Gardening in winter
jobs to do in winter, winter tasks in the garden, winter gardening jobs
When I started From the ground up in early 2016 many detractors suggested that I’d have nothing to do across the winter. They could not have been more wrong. Gardening in winter is not only plentiful, but essential.
Many jobs can be done in winter, allowing more time for essentials in the spring.
Two key winters gardening jobs are pruning back trees, hedges and shrubs, and planting bulbs.
We traditionally think of planting bulbs in September, maybe October. God forbid you forget, you can get away with November. But the cold months are different now to the traditional view; winter does not really kick in until December. And even then, the ground is often warm still, and perfectly OK for planting bulbs.
This coincides with bulbs suppliers reducing their prices, meaning that you can get twice as many bulbs for your money.
There is still that concern that you might not get exactly what you want, so if there is a “must have” selection, order then early and pay the price. Places where any “late red tulip”, or a generic small stemmed daff will do can often be filled cheaply. Just wait for prices to come down. Tulips are able to be planted out later than Daffodills, which can always started in pots under cover. These are ready to be planted out in February – or sink the pot – where there is a gap.
if you are planting 10 tulips or crocus then this will matter little. If you are creating a garden for impact, or developing themes year on year then saving time and money really makes a difference.
For a few years I have coveted Allium Globemaster, with 20cm globes on robust 1m stems. But at £3 to £5 each form many suppliers I could not justify the cost of creating an impact.

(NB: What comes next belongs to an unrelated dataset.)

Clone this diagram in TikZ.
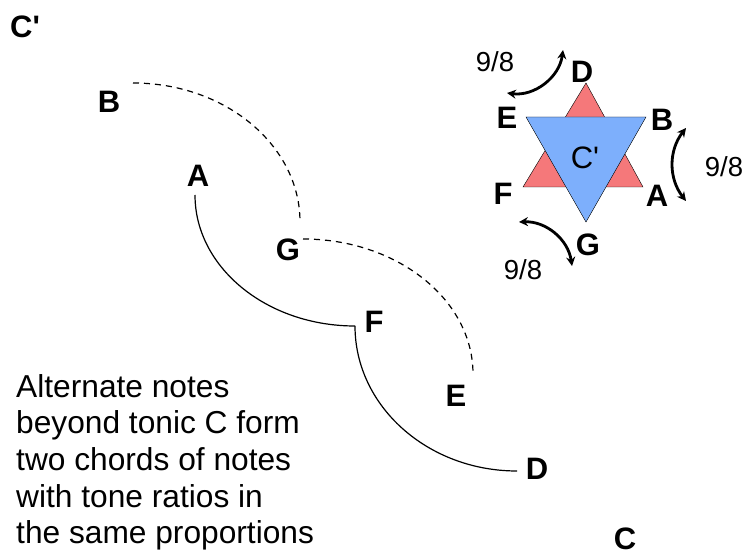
\documentclass[tikz,border=0pt]{standalone}
\usepackage{fontspec}
\setmainfont{Liberation Sans}
\usepackage{tikz}
\usepackage{xcolor}
\usetikzlibrary{arrows.meta}

\definecolor{starred}{RGB}{245,120,122}
\definecolor{starblue}{RGB}{125,175,252}

\tikzset{
  note/.style={font=\fontsize{31}{36}\selectfont\bfseries, inner sep=0pt},
  ratio/.style={font=\fontsize{27.5}{32}\selectfont, inner sep=0pt},
  swap/.style={line width=2.8pt, {Stealth[length=9pt,width=9pt]}-{Stealth[length=9pt,width=9pt]}},
  chord/.style={line width=1.2pt}
}

\begin{document}
\begin{tikzpicture}[x=1pt, y=-1pt]
\useasboundingbox (0,0) rectangle (747,553);

					% Octave labels
					\node[note] (cup) at (25,27) {C\textquotesingle};
					\node[note, anchor=base] (clow) at (625,549) {C};
					
					% Notes along the spiral
					\node[note] (lB) at (109,102) {B};
					\node[note] (lA) at (198,176) {A};
					\node[note] (lG) at (288,250) {G};
					\node[note] (lF) at (374,322) {F};
					\node[note] (lE) at (456,396) {E};
					\node[note] (lD) at (537,469) {D};
					
					% Arc ends
					\coordinate (bs) at (133,83);
					\coordinate (gs) at (303,239);
					\coordinate (as) at (195,195);
					\coordinate (fc) at (355,326);
					
					% Dashed chord B - G - E
					\draw[chord, dashed, dash pattern=on 6pt off 5pt] (bs) arc[start angle=-90, end angle=0, x radius=167, y radius=139];
					\draw[chord, dashed, dash pattern=on 6pt off 5pt] (gs) arc[start angle=-90, end angle=0, x radius=170, y radius=135];
					
					% Solid chord A - F - D
					\draw[chord] (as) arc[start angle=180, end angle=90, x radius=160, y radius=131];
					\draw[chord] (fc) arc[start angle=180, end angle=90, x radius=162, y radius=145];
					
					% Caption
					\node[font=\fontsize{31.7}{36.7}\selectfont, align=left, anchor=north west, inner sep=0pt] (txt) at (16,374)
					{Alternate notes\\beyond tonic C form\\two chords of notes\\with tone ratios in\\the same proportions};
					
					% Star of two triangles
					\draw[fill=starred] (586,83) -- (523,187) -- (643,187) -- cycle;
					\draw[fill=starblue] (526,117) -- (646,117) -- (586,222) -- cycle;
					\node[font=\fontsize{31}{36}\selectfont, inner sep=0pt] (sc) at (585,158) {C\textquotesingle};
					
					% Star labels
					\node[note] (sD) at (582,72) {D};
					\node[note] (sE) at (507,118) {E};
					\node[note] (sB) at (662,120) {B};
					\node[note] (sF) at (503,194) {F};
					\node[note] (sA) at (657,196) {A};
					\node[note] (sG) at (588,245) {G};
					
					% Whole-tone steps
					\coordinate (t1) at (507,93);
					\coordinate (t2) at (563,50);
					\coordinate (t3) at (686,128);
					\coordinate (t4) at (686,201);
					\coordinate (t5) at (519,222);
					\coordinate (t6) at (572,266);
					\draw[swap] (t1) to[bend right=45] (t2);
					\draw[swap] (t3) to[bend right=38] (t4);
					\draw[swap] (t5) to[bend left=42] (t6);
					\node[ratio] (r1) at (495,62) {9/8};
					\node[ratio] (r2) at (724,167) {9/8};
					\node[ratio] (r3) at (523,270) {9/8};
				\end{tikzpicture}
\end{document}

In the sale this year 10 bulbs cost just £11, a reasonable cost for adding this element into my plan.
But the real gardening in winter is in tree, shrub and hedge care.
Gardening guides suggest that many shrubs require pruning in early spring. Again this is subjective, depending on where you are in the country. And how you define spring.

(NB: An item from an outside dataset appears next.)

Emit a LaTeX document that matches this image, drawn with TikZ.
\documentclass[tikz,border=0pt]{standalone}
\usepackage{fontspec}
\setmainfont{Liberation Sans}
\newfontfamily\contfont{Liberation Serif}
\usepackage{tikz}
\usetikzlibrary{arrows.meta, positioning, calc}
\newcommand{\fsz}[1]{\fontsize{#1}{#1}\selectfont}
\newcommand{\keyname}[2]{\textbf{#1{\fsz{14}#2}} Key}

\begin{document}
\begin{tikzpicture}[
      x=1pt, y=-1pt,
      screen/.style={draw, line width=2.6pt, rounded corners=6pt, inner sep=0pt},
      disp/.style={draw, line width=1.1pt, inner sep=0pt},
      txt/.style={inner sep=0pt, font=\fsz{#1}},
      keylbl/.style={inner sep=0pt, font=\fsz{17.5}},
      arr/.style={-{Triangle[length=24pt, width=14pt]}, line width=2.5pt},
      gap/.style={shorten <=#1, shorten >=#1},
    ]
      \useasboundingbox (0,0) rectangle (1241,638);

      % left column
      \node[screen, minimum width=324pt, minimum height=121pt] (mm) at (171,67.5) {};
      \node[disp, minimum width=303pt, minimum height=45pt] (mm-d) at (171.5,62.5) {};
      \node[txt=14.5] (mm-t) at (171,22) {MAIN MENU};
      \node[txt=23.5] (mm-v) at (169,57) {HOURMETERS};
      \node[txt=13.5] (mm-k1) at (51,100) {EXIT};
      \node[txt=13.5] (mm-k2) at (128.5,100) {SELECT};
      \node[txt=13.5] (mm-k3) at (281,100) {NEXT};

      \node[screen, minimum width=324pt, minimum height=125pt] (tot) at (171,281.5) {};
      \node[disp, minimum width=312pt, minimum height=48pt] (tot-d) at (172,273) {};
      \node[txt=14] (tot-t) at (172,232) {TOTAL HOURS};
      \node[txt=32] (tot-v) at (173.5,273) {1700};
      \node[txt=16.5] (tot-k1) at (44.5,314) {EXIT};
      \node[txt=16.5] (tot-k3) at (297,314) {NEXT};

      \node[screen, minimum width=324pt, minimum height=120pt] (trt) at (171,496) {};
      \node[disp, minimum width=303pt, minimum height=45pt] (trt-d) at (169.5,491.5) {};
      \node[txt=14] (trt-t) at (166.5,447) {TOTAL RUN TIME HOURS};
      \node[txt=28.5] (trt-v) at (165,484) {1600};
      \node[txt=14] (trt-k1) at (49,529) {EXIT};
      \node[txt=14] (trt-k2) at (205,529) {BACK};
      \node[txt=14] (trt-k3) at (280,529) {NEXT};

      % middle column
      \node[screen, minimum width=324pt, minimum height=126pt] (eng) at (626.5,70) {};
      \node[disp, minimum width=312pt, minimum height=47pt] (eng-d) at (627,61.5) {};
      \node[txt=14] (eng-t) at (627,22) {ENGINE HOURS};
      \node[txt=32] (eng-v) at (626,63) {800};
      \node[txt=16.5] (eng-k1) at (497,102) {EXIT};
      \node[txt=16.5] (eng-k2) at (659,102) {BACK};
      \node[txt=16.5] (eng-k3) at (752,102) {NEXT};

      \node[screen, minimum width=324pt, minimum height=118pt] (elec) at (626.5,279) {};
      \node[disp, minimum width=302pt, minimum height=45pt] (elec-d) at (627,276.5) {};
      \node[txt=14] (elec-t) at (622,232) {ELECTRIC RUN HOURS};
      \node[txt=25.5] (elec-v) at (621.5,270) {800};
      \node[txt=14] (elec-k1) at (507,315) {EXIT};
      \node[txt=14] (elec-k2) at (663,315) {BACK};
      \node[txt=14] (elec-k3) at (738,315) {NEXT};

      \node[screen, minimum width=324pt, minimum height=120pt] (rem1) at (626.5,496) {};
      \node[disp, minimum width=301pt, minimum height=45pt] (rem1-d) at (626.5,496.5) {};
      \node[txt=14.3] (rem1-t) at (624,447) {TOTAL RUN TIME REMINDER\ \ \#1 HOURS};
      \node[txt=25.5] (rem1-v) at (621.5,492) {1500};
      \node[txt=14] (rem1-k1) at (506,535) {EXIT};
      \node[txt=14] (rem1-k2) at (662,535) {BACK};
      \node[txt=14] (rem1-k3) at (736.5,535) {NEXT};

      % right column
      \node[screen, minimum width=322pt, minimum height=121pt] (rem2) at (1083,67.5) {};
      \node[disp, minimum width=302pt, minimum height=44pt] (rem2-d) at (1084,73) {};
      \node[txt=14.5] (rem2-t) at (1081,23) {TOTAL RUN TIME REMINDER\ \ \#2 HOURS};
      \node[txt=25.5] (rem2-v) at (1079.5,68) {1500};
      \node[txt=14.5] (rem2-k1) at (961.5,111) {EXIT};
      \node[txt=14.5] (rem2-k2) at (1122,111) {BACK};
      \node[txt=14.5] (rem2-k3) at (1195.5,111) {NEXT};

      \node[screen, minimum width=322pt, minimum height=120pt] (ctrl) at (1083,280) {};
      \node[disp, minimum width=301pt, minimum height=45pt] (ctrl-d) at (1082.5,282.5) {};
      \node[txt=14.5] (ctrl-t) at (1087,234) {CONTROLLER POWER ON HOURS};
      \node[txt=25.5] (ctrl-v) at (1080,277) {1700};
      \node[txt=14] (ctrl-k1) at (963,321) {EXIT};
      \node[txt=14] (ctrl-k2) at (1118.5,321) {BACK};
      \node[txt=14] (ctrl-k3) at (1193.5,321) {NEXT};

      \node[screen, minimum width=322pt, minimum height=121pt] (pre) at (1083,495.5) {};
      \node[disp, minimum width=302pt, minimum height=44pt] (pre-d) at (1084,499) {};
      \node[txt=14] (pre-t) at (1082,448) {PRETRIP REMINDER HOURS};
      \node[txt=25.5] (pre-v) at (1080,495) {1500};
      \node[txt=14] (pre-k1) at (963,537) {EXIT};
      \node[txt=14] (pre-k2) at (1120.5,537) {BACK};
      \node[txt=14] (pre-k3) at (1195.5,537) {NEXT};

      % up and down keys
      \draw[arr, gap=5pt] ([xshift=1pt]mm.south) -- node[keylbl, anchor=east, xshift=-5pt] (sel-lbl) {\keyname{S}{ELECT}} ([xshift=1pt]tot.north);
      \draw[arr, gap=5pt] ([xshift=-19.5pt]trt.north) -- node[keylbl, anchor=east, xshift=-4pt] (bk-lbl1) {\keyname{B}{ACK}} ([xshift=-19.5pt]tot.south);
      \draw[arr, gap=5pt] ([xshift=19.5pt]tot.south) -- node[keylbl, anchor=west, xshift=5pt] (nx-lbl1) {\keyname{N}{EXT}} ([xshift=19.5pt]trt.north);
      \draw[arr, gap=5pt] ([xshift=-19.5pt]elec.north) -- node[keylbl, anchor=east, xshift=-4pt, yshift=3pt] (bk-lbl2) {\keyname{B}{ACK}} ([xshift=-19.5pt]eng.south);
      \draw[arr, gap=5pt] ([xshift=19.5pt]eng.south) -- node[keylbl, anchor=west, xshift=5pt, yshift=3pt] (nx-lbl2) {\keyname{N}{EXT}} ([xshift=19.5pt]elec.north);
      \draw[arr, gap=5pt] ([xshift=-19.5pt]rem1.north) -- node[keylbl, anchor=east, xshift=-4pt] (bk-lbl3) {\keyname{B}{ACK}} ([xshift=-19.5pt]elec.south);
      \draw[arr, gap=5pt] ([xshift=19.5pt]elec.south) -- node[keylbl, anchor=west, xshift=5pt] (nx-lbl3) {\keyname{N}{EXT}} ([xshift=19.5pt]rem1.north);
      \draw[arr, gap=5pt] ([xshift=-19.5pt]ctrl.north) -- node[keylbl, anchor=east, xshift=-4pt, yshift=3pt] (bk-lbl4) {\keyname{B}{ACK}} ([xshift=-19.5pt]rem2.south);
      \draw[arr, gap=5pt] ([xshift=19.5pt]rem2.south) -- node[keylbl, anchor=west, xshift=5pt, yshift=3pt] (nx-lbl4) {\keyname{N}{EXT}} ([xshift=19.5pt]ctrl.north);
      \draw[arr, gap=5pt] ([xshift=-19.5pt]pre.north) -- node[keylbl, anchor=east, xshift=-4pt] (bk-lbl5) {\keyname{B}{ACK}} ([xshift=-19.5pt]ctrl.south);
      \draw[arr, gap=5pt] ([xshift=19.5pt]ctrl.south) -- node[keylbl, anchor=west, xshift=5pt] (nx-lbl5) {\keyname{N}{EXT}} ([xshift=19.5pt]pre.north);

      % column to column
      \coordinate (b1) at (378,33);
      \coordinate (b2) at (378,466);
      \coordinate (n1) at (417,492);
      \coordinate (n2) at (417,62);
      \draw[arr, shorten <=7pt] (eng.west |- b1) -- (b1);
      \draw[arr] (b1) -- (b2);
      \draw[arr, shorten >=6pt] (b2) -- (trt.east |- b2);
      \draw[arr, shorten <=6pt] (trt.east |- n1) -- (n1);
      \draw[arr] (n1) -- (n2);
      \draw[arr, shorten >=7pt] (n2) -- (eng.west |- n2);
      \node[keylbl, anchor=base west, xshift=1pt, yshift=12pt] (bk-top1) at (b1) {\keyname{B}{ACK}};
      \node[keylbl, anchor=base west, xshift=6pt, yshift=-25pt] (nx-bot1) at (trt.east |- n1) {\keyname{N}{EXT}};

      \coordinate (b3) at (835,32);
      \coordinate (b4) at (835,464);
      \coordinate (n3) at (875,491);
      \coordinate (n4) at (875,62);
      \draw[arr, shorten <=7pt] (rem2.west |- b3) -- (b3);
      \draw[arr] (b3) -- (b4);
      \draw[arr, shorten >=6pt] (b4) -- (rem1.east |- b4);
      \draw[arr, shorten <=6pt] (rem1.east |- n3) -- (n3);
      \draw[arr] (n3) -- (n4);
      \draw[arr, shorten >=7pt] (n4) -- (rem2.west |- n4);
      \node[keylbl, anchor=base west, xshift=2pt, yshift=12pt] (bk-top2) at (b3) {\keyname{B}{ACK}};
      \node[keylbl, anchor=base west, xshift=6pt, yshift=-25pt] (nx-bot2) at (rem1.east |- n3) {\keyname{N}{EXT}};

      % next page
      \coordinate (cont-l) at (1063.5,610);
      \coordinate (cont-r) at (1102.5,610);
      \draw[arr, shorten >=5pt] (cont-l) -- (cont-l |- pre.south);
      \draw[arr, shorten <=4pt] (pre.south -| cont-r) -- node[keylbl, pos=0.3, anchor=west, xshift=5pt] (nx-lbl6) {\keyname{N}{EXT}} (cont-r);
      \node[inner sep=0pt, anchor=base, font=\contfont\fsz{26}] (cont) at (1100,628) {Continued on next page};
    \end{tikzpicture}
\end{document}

But lots of trees need attention while the sap is not rising, including Apples. And many shrubs are preferably pruned while dormant. Rejuvenation pruning, where hard pruning back is required after a period of overgrowth or neglect, is best done between November and March. That fits with the majority of definitions of “before spring”.
Examples include Berberis, coloured stem Dogwood, Spiraea, Deutzia
Fuchsia, Corylus, Leycesteria, Philadelphus, Cotinus and Salix.

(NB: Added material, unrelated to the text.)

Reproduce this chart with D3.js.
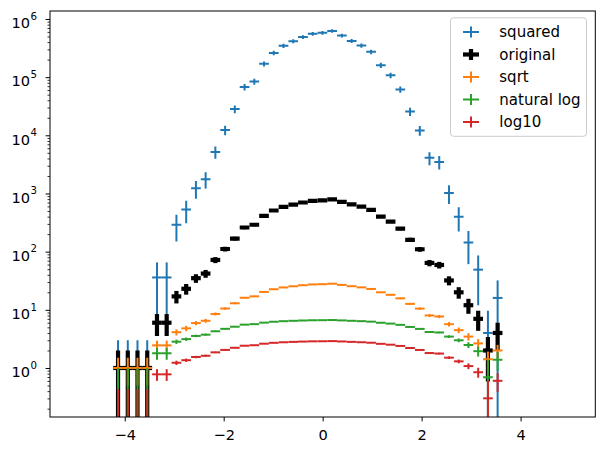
<!DOCTYPE html>
<html>
<head>
<meta charset="utf-8">
<script src="https://cdn.jsdelivr.net/npm/d3@7"></script>
<style>
body { margin: 0; background: white; }
text { font-family: "DejaVu Sans", sans-serif; fill: black; }
</style>
</head>
<body>
<script>
// histogram bins (centres) and half bin width
var binCenters = [-4.135, -3.938, -3.742, -3.545, -3.348, -3.152, -2.955, -2.758, -2.561, -2.365,
    -2.168, -1.971, -1.775, -1.578, -1.381, -1.185, -0.988, -0.791, -0.594, -0.398,
    -0.201, -0.004, 0.192, 0.389, 0.586, 0.783, 0.979, 1.176, 1.373, 1.569,
    1.766, 1.963, 2.159, 2.356, 2.553, 2.750, 2.946, 3.143, 3.340, 3.536];
var binHalfWidth = 0.098;

// original counts
var original = [1, 1, 1, 1, 6, 6, 17, 23, 35, 42, 72, 111, 168, 260, 290, 412, 510, 588, 645, 700,
    746, 760, 790, 720, 648, 592, 522, 400, 328, 248, 160, 110, 64, 59, 32, 20, 12, 7, 2, 4];
var originalErr = [1, 1, 1, 1, 2.449, 2.449, 4.123, 4.796, 5.916, 6.481, 8.485, 10.536, 12.961, 16.125, 17.029, 20.298, 22.583, 24.249, 25.397, 26.458,
    27.313, 27.568, 28.107, 26.833, 25.456, 24.331, 22.847, 20, 18.111, 15.748, 12.649, 10.488, 8, 7.681, 5.657, 4.472, 3.464, 2.646, 1.414, 2];

// squared
var squared = [1, 1, 1, 1, 36, 36, 289, 529, 1225, 1764, 5184, 12321, 28224, 67600, 84100, 169744, 260100, 345744, 416025, 490000,
    556516, 577600, 624100, 518400, 419904, 350464, 272484, 160000, 107584, 61504, 25600, 12100, 4096, 3481, 1024, 400, 144, 49, 4, 16];
var squaredErr = [2, 2, 2, 2, 29.39, 29.39, 140.2, 220.6, 414.1, 544.4, 1221.8, 2339, 4355, 8385, 9877, 16726, 23035, 28517, 32762, 37041,
    40751, 41903, 44409, 38640, 32991, 28808, 23852, 16000, 11881, 7811, 4048, 2307, 1024, 906.4, 362, 178.9, 83.1, 37.04, 5.657, 16];

// sqrt
var sqrtVals = [1, 1, 1, 1, 2.449, 2.449, 4.123, 4.796, 5.916, 6.481, 8.485, 10.536, 12.961, 16.125, 17.029, 20.298, 22.583, 24.249, 25.397, 26.458,
    27.313, 27.568, 28.107, 26.833, 25.456, 24.331, 22.847, 20, 18.111, 15.748, 12.649, 10.488, 8, 7.681, 5.657, 4.472, 3.464, 2.646, 1.414, 2];
var sqrtErr = [0.5, 0.5, 0.5, 0.5, 0.5, 0.5, 0.5, 0.5, 0.5, 0.5, 0.5, 0.5, 0.5, 0.5, 0.5, 0.5, 0.5, 0.5, 0.5, 0.5,
    0.5, 0.5, 0.5, 0.5, 0.5, 0.5, 0.5, 0.5, 0.5, 0.5, 0.5, 0.5, 0.5, 0.5, 0.5, 0.5, 0.5, 0.5, 0.5, 0.5];

// natural log
var lnVals = [0, 0, 0, 0, 1.792, 1.792, 2.833, 3.135, 3.555, 3.738, 4.277, 4.710, 5.124, 5.561, 5.670, 6.021, 6.234, 6.377, 6.469, 6.551,
    6.615, 6.633, 6.672, 6.579, 6.474, 6.384, 6.258, 5.991, 5.793, 5.513, 5.075, 4.700, 4.159, 4.078, 3.466, 2.996, 2.485, 1.946, 0.693, 1.386];
var lnErr = [1, 1, 1, 1, 0.408, 0.408, 0.243, 0.209, 0.169, 0.154, 0.118, 0.0949, 0.0772, 0.0620, 0.0587, 0.0493, 0.0443, 0.0412, 0.0394, 0.0378,
    0.0366, 0.0363, 0.0356, 0.0373, 0.0393, 0.0411, 0.0438, 0.05, 0.0552, 0.0635, 0.0791, 0.0953, 0.125, 0.130, 0.177, 0.224, 0.289, 0.378, 0.707, 0.5];

// log10
var log10Vals = [0, 0, 0, 0, 0.778, 0.778, 1.230, 1.362, 1.544, 1.623, 1.857, 2.045, 2.225, 2.415, 2.462, 2.615, 2.708, 2.769, 2.810, 2.845,
    2.873, 2.881, 2.898, 2.857, 2.812, 2.772, 2.718, 2.602, 2.516, 2.394, 2.204, 2.041, 1.806, 1.771, 1.505, 1.301, 1.079, 0.845, 0.301, 0.602];
var log10Err = [0.434, 0.434, 0.434, 0.434, 0.177, 0.177, 0.105, 0.0906, 0.0734, 0.0670, 0.0512, 0.0412, 0.0335, 0.0269, 0.0255, 0.0214, 0.0192, 0.0179, 0.0171, 0.0164,
    0.0159, 0.0158, 0.0155, 0.0162, 0.0171, 0.0178, 0.0190, 0.0217, 0.0240, 0.0276, 0.0343, 0.0414, 0.0543, 0.0565, 0.0768, 0.0971, 0.125, 0.164, 0.307, 0.217];

var seriesNames = ["squared", "original", "sqrt", "natural log", "log10"];
var xTicks = [-4, -2, 0, 2, 4];
var yMajorTicks = [1, 10, 100, 1000, 10000, 100000, 1000000];

var margin = {left: 50, top: 11};
var width = 545.3;
var height = 406;

var svg = d3.select("body")
    .append("svg")
    .attr("width", 606)
    .attr("height", 454);

svg.append("rect").attr("width", 606).attr("height", 454).attr("fill", "white");

var plot = svg.append("g")
    .attr("transform", "translate(" + margin.left + "," + margin.top + ")");

plot.append("clipPath")
    .attr("id", "clip")
    .append("rect")
    .attr("width", width)
    .attr("height", height);

// scales
var x = d3.scaleLinear().domain([-5.51, 5.51]).range([0, width]);
var y = d3.scaleLog().domain([0.1437, 1.371e6]).range([height, 0]);

function yPix(v) {
    return v > 0 ? y(v) : height + 50;
}

// one errorbar series: horizontal bin-width bars, then vertical error bars
function drawErrorbars(vals, errs, color, lw) {
    var pts = vals.map(function(v, i) {
        return {x: binCenters[i], y: v, e: errs[i]};
    });
    var g = plot.append("g").attr("clip-path", "url(#clip)");
    g.selectAll("line.xe")
        .data(pts.filter(function(d) { return d.y > 0; }))
        .enter()
        .append("line")
        .attr("x1", function(d) { return x(d.x - binHalfWidth); })
        .attr("x2", function(d) { return x(d.x + binHalfWidth); })
        .attr("y1", function(d) { return y(d.y); })
        .attr("y2", function(d) { return y(d.y); })
        .attr("stroke", color)
        .attr("stroke-width", lw);
    g.selectAll("line.ye")
        .data(pts)
        .enter()
        .append("line")
        .attr("x1", function(d) { return x(d.x); })
        .attr("x2", function(d) { return x(d.x); })
        .attr("y1", function(d) { return yPix(d.y - d.e); })
        .attr("y2", function(d) { return yPix(d.y + d.e); })
        .attr("stroke", color)
        .attr("stroke-width", lw);
}

var seriesColors = ["#1f77b4", "#000000", "#ff7f0e", "#2ca02c", "#d62728"];
var seriesWidths = [2, 4.2, 2, 2, 2];

drawErrorbars(squared, squaredErr, seriesColors[0], seriesWidths[0]);
drawErrorbars(original, originalErr, seriesColors[1], seriesWidths[1]);
drawErrorbars(sqrtVals, sqrtErr, seriesColors[2], seriesWidths[2]);
drawErrorbars(lnVals, lnErr, seriesColors[3], seriesWidths[3]);
drawErrorbars(log10Vals, log10Err, seriesColors[4], seriesWidths[4]);

// x axis
var xAxisG = plot.append("g")
    .attr("transform", "translate(0," + height + ")")
    .call(d3.axisBottom(x).tickValues(xTicks).tickSize(4.4).tickFormat(d3.format("")));
xAxisG.select(".domain").remove();
xAxisG.selectAll(".tick line").attr("stroke", "black").attr("stroke-width", 1);
xAxisG.selectAll(".tick text")
    .attr("y", 23)
    .attr("dy", 0)
    .attr("font-size", 14.6)
    .attr("font-family", "DejaVu Sans")
    .attr("fill", "black");

// minor y ticks
var yMinor = [];
[0.1, 1, 10, 100, 1000, 10000, 100000, 1000000].forEach(function(p) {
    for (var k = 2; k <= 9; k++) {
        var v = p * k;
        if (v > y.domain()[0] && v < y.domain()[1]) yMinor.push(v);
    }
});
plot.append("g")
    .call(d3.axisLeft(y).tickValues(yMinor).tickSize(2.5).tickFormat(""))
    .call(function(g) {
        g.select(".domain").remove();
        g.selectAll(".tick line").attr("stroke", "black").attr("stroke-width", 0.8);
    });

// major y ticks with 10^n labels
var yAxisG = plot.append("g")
    .call(d3.axisLeft(y).tickValues(yMajorTicks).tickSize(4.4).tickFormat(""));
yAxisG.select(".domain").remove();
yAxisG.selectAll(".tick line").attr("stroke", "black").attr("stroke-width", 1);
yAxisG.selectAll(".tick text").each(function(d) {
    var t = d3.select(this);
    t.attr("x", -13)
        .attr("dy", 0)
        .attr("y", 8.7)
        .attr("font-size", 14.6)
        .attr("font-family", "DejaVu Sans")
        .attr("fill", "black")
        .attr("text-anchor", "end");
    t.append("tspan").text("10");
    t.append("tspan")
        .attr("dx", 0.5)
        .attr("dy", -8.4)
        .attr("font-size", 10.2)
        .text(Math.round(Math.log10(d)));
});

// axes frame
plot.append("rect")
    .attr("width", width)
    .attr("height", height)
    .attr("fill", "none")
    .attr("stroke", "black")
    .attr("stroke-width", 1);

// legend
var legend = svg.append("g").attr("transform", "translate(450,17.3)");
legend.append("rect")
    .attr("x", 0.5)
    .attr("y", 0.5)
    .attr("width", 136)
    .attr("height", 118.5)
    .attr("rx", 3)
    .attr("fill", "white")
    .attr("fill-opacity", 0.8)
    .attr("stroke", "#cccccc")
    .attr("stroke-width", 1);

seriesNames.forEach(function(name, i) {
    var cy = 14.7 + i * 22.5;
    legend.append("line")
        .attr("x1", 13).attr("x2", 29)
        .attr("y1", cy).attr("y2", cy)
        .attr("stroke", seriesColors[i])
        .attr("stroke-width", seriesWidths[i]);
    legend.append("line")
        .attr("x1", 21).attr("x2", 21)
        .attr("y1", cy - 5.5).attr("y2", cy + 5.5)
        .attr("stroke", seriesColors[i])
        .attr("stroke-width", seriesWidths[i]);
    legend.append("text")
        .attr("x", 49.3)
        .attr("y", cy + 5.2)
        .attr("font-size", 15)
        .text(name);
});
</script>
</body>
</html>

The only plants that cannot be pruned hard are conifers. These are mostly unable to regrow from old wood.
Deciduous hedges should also be pared back now. This is the ideal time to cut back those hedges that have become ever wider. Prune back to a stouter more rigid frame, so the bush can present a softer more manageable face. This will need trimming as new growth gets to two – three buds. And it should be cut to form an upward slant from a slightly wider base. This slanting or “batter” enables light to reach the bottom, allowing more even growth.
Doing this gardening in winter should leave more time for the spring essentials, like clearing ornamental grasses, and dead heading day lillies; things that cannot be done at any other time.
Restorative or maintenance pruning in winter is done at the expense of future flowering of the shrub, so you could lose some of this year’s flowering. With large shrubs or hedges do it gradually, allowing the chance for recovery. Shrubs should be reduced in stages over two years, and hedges one side at a time, and the height at another time to the sides.
A good feed and mulch will help the plants recover.
Attending to the hedge sides separately means that it still maintains some integrity. When the side cut back in winter has recovered fully, the other side can then be reduced. This may be the following autumn. Otherwise wait until the gaps have filled in.
I have an overgrown elaeagnus that has a few leaves on the very outside of a large empty space. I don’t like it as a hedging plant; it not dense enough. So I am going to cut the outside face back hard.
Hopefully it will become dense enough to work as a hedge for both privacy and security. If not I will replace it completely.